JAKARTA, BANGSAONLINE.com - Cak Imin satu-satunya politisi yang terus terang. Sebagai calon presiden (Capres). Atau wakil presiden (Cawapres). Politisi lain penuh basa-basi. Malu-malu kucing.
Bahkan sejak lima tahun terakhir, Cak Imin fokus sosialisasi diri. Sebagai Capres. Balihonya bertebaran.
Saya ke Jawa Tengah ketemu baliho Cak Imin. Ke Jawa Barat ketemu baliho Cak Imin. Apalagi di Jawa Timur. Hampir merata. Lebih-lebih di Jombang.

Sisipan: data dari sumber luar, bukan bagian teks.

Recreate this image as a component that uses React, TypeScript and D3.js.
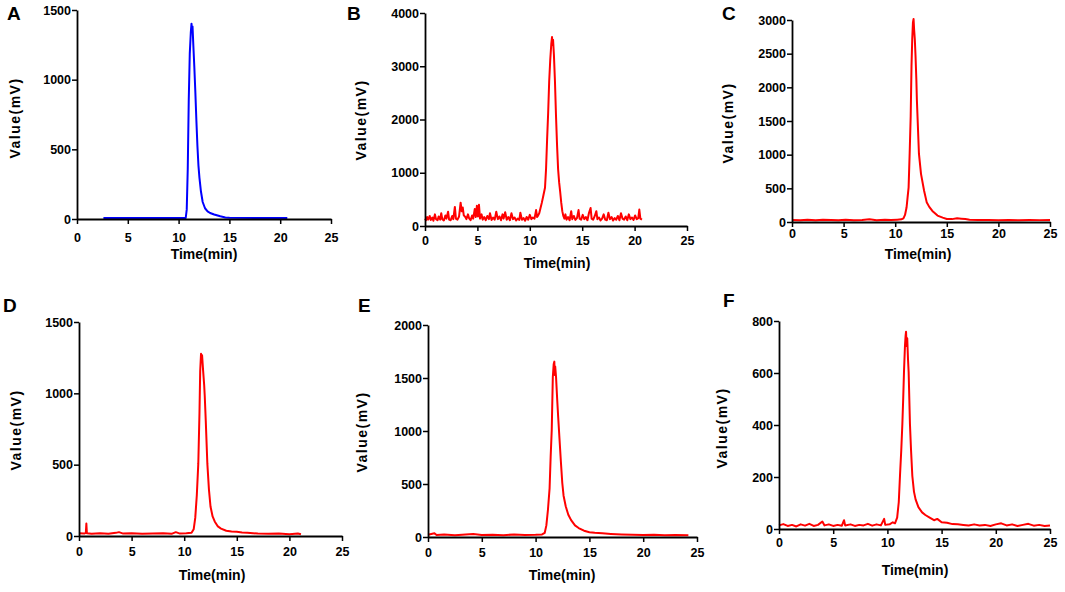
import { useEffect, useRef } from 'react';
import * as d3 from 'd3';

type Pt = [number, number];

// chromatogram traces: [time (min), value (mV)]
const seriesA: Pt[] = [
  [2.6, 0], [6, 0], [10.7, 0], [10.8, 60], [10.9, 350], [11.0, 850], [11.1, 1180], [11.2, 1330],
  [11.27, 1395], [11.32, 1345], [11.37, 1375], [11.45, 1240], [11.55, 1080], [11.65, 900], [11.75, 700],
  [11.85, 520], [11.95, 380], [12.05, 290], [12.2, 190], [12.37, 115], [12.6, 70], [12.85, 48],
  [13.1, 36], [13.5, 25], [14.1, 12], [14.6, 4], [15, 1], [20.7, 0],
];

const seriesB: Pt[] = [
  [0, 120], [0.1, 90], [0.2, 150], [0.3, 100], [0.45, 170], [0.55, 95], [0.7, 140], [0.8, 80],
  [0.95, 200], [1.05, 110], [1.2, 90], [1.3, 160], [1.45, 100], [1.55, 220], [1.65, 110], [1.8, 85],
  [1.95, 180], [2.05, 120], [2.2, 250], [2.3, 100], [2.45, 90], [2.6, 170], [2.7, 110], [2.85, 340],
  [2.95, 120], [3.1, 100], [3.25, 160], [3.4, 420], [3.5, 260], [3.6, 330], [3.7, 180], [3.85, 150],
  [3.95, 110], [4.1, 200], [4.2, 130], [4.35, 90], [4.5, 180], [4.6, 120], [4.75, 300], [4.85, 150],
  [4.95, 360], [5.05, 160], [5.15, 380], [5.25, 120], [5.4, 200], [5.5, 100], [5.65, 150], [5.8, 90],
  [5.95, 170], [6.1, 110], [6.2, 220], [6.35, 95], [6.5, 140], [6.65, 100], [6.8, 250], [6.95, 110],
  [7.1, 160], [7.25, 90], [7.4, 200], [7.5, 120], [7.65, 240], [7.8, 100], [7.95, 150], [8.1, 90],
  [8.25, 220], [8.4, 110], [8.55, 140], [8.7, 85], [8.85, 120], [9.0, 95], [9.1, 230], [9.25, 100],
  [9.4, 130], [9.55, 80], [9.7, 150], [9.85, 100], [10.0, 190], [10.15, 110], [10.3, 140], [10.45, 120],
  [10.6, 280], [10.7, 150], [10.8, 180], [10.9, 220], [11.0, 300], [11.15, 420], [11.3, 560],
  [11.45, 700], [11.55, 1050], [11.65, 1600], [11.75, 2100], [11.85, 2700], [11.95, 3100],
  [12.05, 3400], [12.12, 3530], [12.18, 3380], [12.22, 3480], [12.3, 3200], [12.4, 2700], [12.5, 2050],
  [12.6, 1500], [12.7, 1050], [12.8, 800], [12.9, 620], [13.0, 420], [13.1, 260], [13.2, 170],
  [13.3, 120], [13.4, 200], [13.5, 100], [13.65, 150], [13.8, 90], [13.95, 260], [14.05, 110],
  [14.2, 170], [14.35, 95], [14.5, 130], [14.65, 280], [14.75, 120], [14.9, 100], [15.05, 190],
  [15.2, 110], [15.35, 150], [15.5, 90], [15.65, 230], [15.8, 320], [15.9, 120], [16.05, 100],
  [16.2, 170], [16.35, 260], [16.45, 110], [16.6, 140], [16.75, 85], [16.9, 120], [17.05, 200],
  [17.2, 100], [17.35, 90], [17.5, 230], [17.65, 110], [17.8, 150], [17.95, 85], [18.1, 130],
  [18.25, 100], [18.4, 170], [18.55, 90], [18.7, 220], [18.85, 120], [19.0, 100], [19.15, 160],
  [19.3, 90], [19.45, 200], [19.6, 110], [19.75, 140], [19.9, 95], [20.05, 180], [20.2, 110],
  [20.35, 130], [20.45, 290], [20.55, 120], [20.7, 100],
];

const seriesC: Pt[] = [
  [0, 15], [0.8, 10], [1.5, 18], [2.3, 12], [3.0, 20], [3.8, 14], [4.5, 10], [5.2, 18], [6.0, 12],
  [6.8, 16], [7.5, 25], [8.2, 12], [9.0, 18], [9.6, 14], [10.2, 20], [10.6, 25], [10.8, 40],
  [10.95, 90], [11.1, 200], [11.2, 350], [11.3, 500], [11.4, 1000], [11.5, 1550], [11.58, 2300],
  [11.65, 2700], [11.72, 2950], [11.78, 3000], [11.83, 2850], [11.9, 2700], [11.97, 2450],
  [12.05, 2100], [12.1, 1800], [12.2, 1400], [12.3, 1000], [12.5, 700], [12.8, 450], [13.05, 280],
  [13.3, 210], [13.6, 150], [14.1, 80], [14.6, 50], [15.0, 30], [15.5, 28], [16.0, 40], [16.4, 35],
  [16.8, 30], [17.2, 18], [18, 14], [19, 16], [20, 12], [21, 15], [22, 12], [23, 16], [24, 13], [25, 15],
];

const seriesD: Pt[] = [
  [0, 12], [0.5, 10], [0.65, 15], [0.7, 80], [0.75, 12], [1.2, 8], [2, 12], [2.8, 8], [3.5, 15],
  [3.8, 20], [4.2, 10], [5, 12], [6, 8], [7, 10], [8, 12], [8.8, 8], [9.2, 20], [9.6, 10], [10.2, 12],
  [10.7, 15], [10.9, 40], [11.05, 120], [11.2, 280], [11.34, 500], [11.45, 850], [11.52, 1150],
  [11.6, 1270], [11.66, 1240], [11.7, 1260], [11.8, 1150], [11.9, 1050], [11.95, 980], [12.05, 800],
  [12.2, 500], [12.35, 320], [12.5, 200], [12.7, 130], [12.9, 95], [13.2, 60], [13.5, 45], [14, 30],
  [14.5, 25], [15, 22], [15.5, 18], [16, 15], [17, 10], [18, 8], [19, 10], [20, 6], [20.8, 10], [21.1, 5],
];

const seriesE: Pt[] = [
  [0, 12], [0.6, 25], [0.8, 10], [1.5, 15], [2.5, 8], [3.5, 14], [4.2, 18], [5, 10], [6, 12], [7, 8],
  [8, 14], [9, 10], [10, 12], [10.6, 15], [10.85, 30], [11.0, 100], [11.15, 250], [11.3, 450],
  [11.4, 750], [11.5, 1000], [11.6, 1500], [11.68, 1620], [11.74, 1645], [11.78, 1520], [11.82, 1600],
  [11.9, 1500], [12.0, 1300], [12.1, 1120], [12.2, 950], [12.35, 700], [12.48, 500], [12.6, 380],
  [12.8, 280], [13.04, 200], [13.3, 150], [13.66, 100], [14.0, 75], [14.5, 50], [15, 35], [15.5, 30],
  [16.2, 25], [17, 20], [18, 15], [19, 12], [20, 10], [21, 12], [22, 8], [23, 10], [24.2, 8],
];

const seriesF: Pt[] = [
  [0, 10], [0.4, 15], [0.8, 8], [1.2, 12], [1.6, 6], [2.0, 14], [2.4, 9], [2.8, 16], [3.2, 8], [3.6, 12],
  [4.0, 25], [4.2, 10], [4.6, 14], [5.0, 8], [5.4, 12], [5.8, 9], [6.0, 30], [6.1, 10], [6.6, 14],
  [7.0, 8], [7.4, 12], [7.8, 10], [8.2, 16], [8.6, 9], [9.0, 14], [9.4, 10], [9.7, 35], [9.8, 12],
  [10.2, 14], [10.5, 22], [10.7, 18], [10.9, 40], [11.05, 100], [11.16, 200], [11.28, 300], [11.38, 400],
  [11.46, 500], [11.53, 600], [11.62, 700], [11.68, 740], [11.72, 755], [11.77, 700], [11.83, 730],
  [11.9, 650], [11.96, 600], [12.08, 400], [12.18, 300], [12.3, 200], [12.45, 140], [12.6, 110],
  [12.86, 80], [13.2, 60], [13.5, 50], [13.9, 40], [14.3, 30], [14.6, 35], [15, 22], [15.5, 20], [16, 15],
  [16.5, 14], [17, 12], [17.5, 10], [18, 14], [18.5, 10], [19, 12], [19.5, 8], [20, 14], [20.5, 18],
  [21, 10], [21.5, 14], [22, 8], [22.5, 12], [23, 16], [23.5, 9], [24, 12], [24.5, 8], [25, 10],
];

const xTicks = [0, 5, 10, 15, 20, 25];
const yTicksA = [0, 500, 1000, 1500];
const yTicksB = [0, 1000, 2000, 3000, 4000];
const yTicksC = [0, 500, 1000, 1500, 2000, 2500, 3000];
const yTicksD = [0, 500, 1000, 1500];
const yTicksE = [0, 500, 1000, 1500, 2000];
const yTicksF = [0, 200, 400, 600, 800];

const panelLetters = ['A', 'B', 'C', 'D', 'E', 'F'];
const xTitle = 'Time(min)';
const yTitle = 'Value(mV)';

// page layout of each panel, in pixels
const panels = [
  { data: seriesA, yTicks: yTicksA, color: '#0000ff', x0: 77, x1: 331, yTop: 10, yBot: 219, xPad: 9, letter: [7, 20], xt: [204, 259], yt: [20, 118] },
  { data: seriesB, yTicks: yTicksB, color: '#ff0000', x0: 425, x1: 687, yTop: 13, yBot: 226, xPad: 5, letter: [347, 20], xt: [557, 268], yt: [366, 120] },
  { data: seriesC, yTicks: yTicksC, color: '#ff0000', x0: 792, x1: 1050, yTop: 20, yBot: 222, xPad: 2, letter: [722, 20], xt: [918, 259], yt: [733, 123] },
  { data: seriesD, yTicks: yTicksD, color: '#ff0000', x0: 79, x1: 342, yTop: 322, yBot: 536, xPad: 6, letter: [3, 312], xt: [212, 580], yt: [21, 430] },
  { data: seriesE, yTicks: yTicksE, color: '#ff0000', x0: 428, x1: 697, yTop: 325, yBot: 537, xPad: 6, letter: [358, 312], xt: [562, 580], yt: [367, 432] },
  { data: seriesF, yTicks: yTicksF, color: '#ff0000', x0: 779, x1: 1050, yTop: 321, yBot: 529, xPad: 4, letter: [723, 307], xt: [915, 575], yt: [727, 428] },
];

const font = '"Liberation Sans", Arial, sans-serif';

export default function App() {
  const svgRef = useRef<SVGSVGElement>(null);

  useEffect(() => {
    document.body.style.margin = '0';
    const svg = d3.select(svgRef.current);
    svg.selectAll('*').remove();

    panels.forEach((p, i) => {
      const yMax = p.yTicks[p.yTicks.length - 1];
      const x = d3.scaleLinear().domain([0, 25]).range([p.x0, p.x1]);
      const y = d3.scaleLinear().domain([0, yMax]).range([p.yBot, p.yTop]);

      const g = svg.append('g');

      // trace
      const line = d3.line<Pt>()
        .x(d => x(d[0]))
        .y(d => y(d[1]) - 1);

      g.append('path')
        .datum(p.data)
        .attr('fill', 'none')
        .attr('stroke', p.color)
        .attr('stroke-width', 2)
        .attr('stroke-linejoin', 'round')
        .attr('d', line);

      // axes
      const xAxis = g.append('g')
        .attr('transform', `translate(0,${p.yBot})`)
        .call(d3.axisBottom(x).tickValues(xTicks).tickSize(5).tickSizeOuter(0).tickPadding(p.xPad));

      const yAxis = g.append('g')
        .attr('transform', `translate(${p.x0},0)`)
        .call(d3.axisLeft(y).tickValues(p.yTicks).tickSize(5).tickSizeOuter(0).tickPadding(1).tickFormat(d3.format('d')));

      [xAxis, yAxis].forEach(ax => {
        ax.select('.domain').attr('stroke', '#000').attr('stroke-width', 1.8);
        ax.selectAll('.tick line').attr('stroke', '#000').attr('stroke-width', 1.5);
        ax.selectAll('text')
          .attr('fill', '#000')
          .style('font-family', font)
          .style('font-size', '12.5px')
          .style('font-weight', 'bold');
      });

      // panel letter
      g.append('text')
        .attr('x', p.letter[0])
        .attr('y', p.letter[1])
        .style('font-family', font)
        .style('font-size', '19px')
        .style('font-weight', 'bold')
        .text(panelLetters[i]);

      // x title
      g.append('text')
        .attr('x', p.xt[0])
        .attr('y', p.xt[1])
        .attr('text-anchor', 'middle')
        .style('font-family', font)
        .style('font-size', '14px')
        .style('font-weight', 'bold')
        .text(xTitle);

      // y title
      g.append('text')
        .attr('transform', `translate(${p.yt[0]},${p.yt[1]}) rotate(-90)`)
        .attr('text-anchor', 'middle')
        .style('font-family', font)
        .style('font-size', '14px')
        .style('font-weight', 'bold')
        .style('letter-spacing', '1.5px')
        .text(yTitle);
    });
  }, []);

  return <svg ref={svgRef} width={1065} height={592} style={{ display: 'block', background: '#fff' }} />;
}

Di luar Jawa juga ada. Meski tak massif seperti di Jawa.
Yang menarik, political name calling-nya berubah-ubah. Semula Cak Imin. Kemudian ganti Gus AMI. Lalu berubah lagi menjadi Gus Muhaimin 2024.
Panggilan Gus kini memang jadi komoditas politik. Dengan dipanggil Gus, politisi meyakini akan dapat simpati publik NU. Padahal political name calling yang dipaksakan justru menimbulkan senyum tak ikhlas. Sinis.
Cak Imin sebenarnya layak dipanggil Gus. Karena memang keluarga kiai dan pesantren. Tapi trade mark Cak Imin lebih dulu muncul. Mengakar. Lalu belakangan diubah jadi Gus Muhaimin. Publik pun bingung. Bertanya-tanya. Untuk apa?
Kata sastrawan William Shakespeare, apalah arti nama? Toh mawar, seandainya tak dinamakan mawar, tetap wangi.
Tapi dalam politik perlu poles-memoles. Termasuk nama. Nah.
Posenya juga macam-macam. Ada yang naik motor vespa. Ditulis Gus Muhaimin Goes to 2024. Dan ada pula yang hanya close up pakai songkok. Tapi ada yang tak pakai kopiah. Tapi semua tertulis 2024. Artinya, calon presiden pada pemilu 2024.
Para loyalisnya juga koor: Cak Imin Capres. Jazilul Fawaid, Waketum PKB yang juga Wakil Ketua MPR, terus menyuarakan pencapresan Cak Imin. Begitu juga Hanif Dhakiri. Dan kader PKB yang lain.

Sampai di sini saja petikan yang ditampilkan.